Upstart perfume makers are ditching all that lust.

Floating on a little raft in an idyllic cove off Capri, a muscular man in a skimpy swimsuit stands over a woman sunbathing in a white bikini. The camera zooms in and pans across his crotch. He jumps into the water. She eagerly follows. They climb back on the raft, water dripping from their sinewy bodies in slow motion. She wraps her arms around his neck and kisses him. He pulls the string on the bikini top.

Sex sells fragrances. Dolce & Gabbana ran that commercial in 2010 (and a similar ad three years later) for Light Blue, one of its cologne labels. But it could have been an ad for nearly any high-end fragrance over the past two decades. The message is simple: Spray this, get lucky.

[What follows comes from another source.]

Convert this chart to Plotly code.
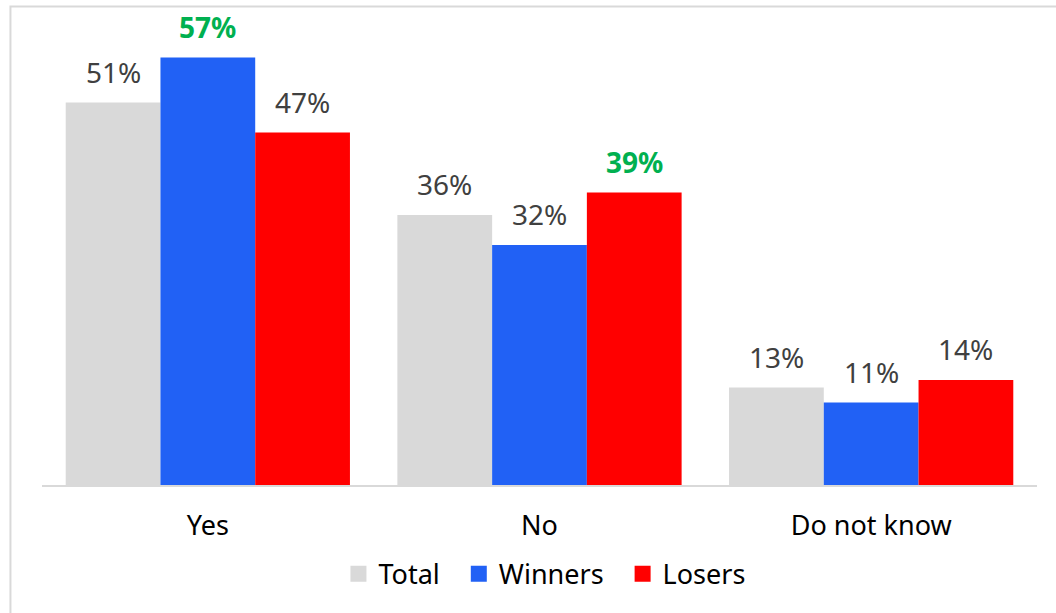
import plotly.graph_objects as go

categories = ["Yes", "No", "Do not know"]
series_names = ["Total", "Winners", "Losers"]
total = [51, 36, 13]
winners = [57, 32, 11]
losers = [47, 39, 14]
# labels drawn in bold green to flag the largest share in each answer
highlight = {("Winners", "Yes"), ("Losers", "No")}

colors = {"Total": "#d9d9d9", "Winners": "#2161f5", "Losers": "#ff0000"}
values = {"Total": total, "Winners": winners, "Losers": losers}

FONT = "Noto Sans"
PAD = "\u00a0\u00a0"  # extra room between legend entries

fig = go.Figure()
for name in series_names:
    fig.add_trace(go.Bar(
        name=name, x=categories, y=values[name],
        marker=dict(color=colors[name], line=dict(width=0)),
        showlegend=False,
    ))
    # legend entry with a larger square swatch
    fig.add_trace(go.Scatter(
        name=name + PAD, x=[None], y=[None], mode="markers",
        marker=dict(symbol="square", size=17, color=colors[name]),
    ))

# value labels above each bar
offsets = {"Total": -1, "Winners": 0, "Losers": 1}
for name in series_names:
    for cat, v in zip(categories, values[name]):
        hl = (name, cat) in highlight
        fig.add_annotation(
            x=cat, y=v, xref="x", yref="y",
            text=f"<b>{v}%</b>" if hl else f"{v}%",
            showarrow=False, yanchor="middle", yshift=31,
            xshift=offsets[name] * 94.7,
            font=dict(family=FONT, size=28, color="#00b050" if hl else "#404040"),
        )

# light outer frame of the chart area
fig.add_shape(type="rect", xref="paper", yref="paper",
              x0=-0.0317, x1=1.03, y0=-0.32, y1=1.0633,
              line=dict(color="#d9d9d9", width=2), fillcolor="rgba(0,0,0,0)")

fig.update_layout(
    width=1056, height=613,
    margin=dict(l=42, r=19, t=35, b=128),
    barmode="group", bargap=0.143, bargroupgap=0,
    plot_bgcolor="white", paper_bgcolor="white",
    font=dict(family=FONT, size=27, color="#000000"),
    legend=dict(orientation="h", x=0.512, xanchor="center", y=-0.198, yanchor="middle",
                font=dict(family=FONT, size=27, color="#000000"),
                itemwidth=30, traceorder="normal"),
    xaxis=dict(showline=True, linecolor="#d9d9d9", linewidth=1.5, ticks="",
               ticklabelstandoff=16,
               tickfont=dict(family=FONT, size=27, color="#000000"), showgrid=False),
    yaxis=dict(range=[0, 60], visible=False, showgrid=False),
)

fig.write_html("out.html")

Now some labels are bucking the trend, betting that a younger set of customers doesn’t crave hyper-sexualized, gender-defined fragrances. Phlur, a new fragrance startup in Austin, sells unisex scents that shun lustful industry norms. Each fragrance is portrayed more like a luxe candle than a magical spray that will turn you into a sex magnet. That isn’t what the modern consumer wants, said Eric Korman, Phlur’s founder and chief executive.

“The same gender stereotypes and generalizations that have applied over the past 25 years don’t apply today,” said Korman, 45. “They don’t resonate.”

He points to the great divide between manly colognes and feminine perfumes. There was a time when men didn’t mind wearing florals. Over the years, however, brands have hammered home the partition between musky male scents and flowery female ones. Korman, a former head of e-commerce for Ralph Lauren, wants to let shoppers decide for themselves.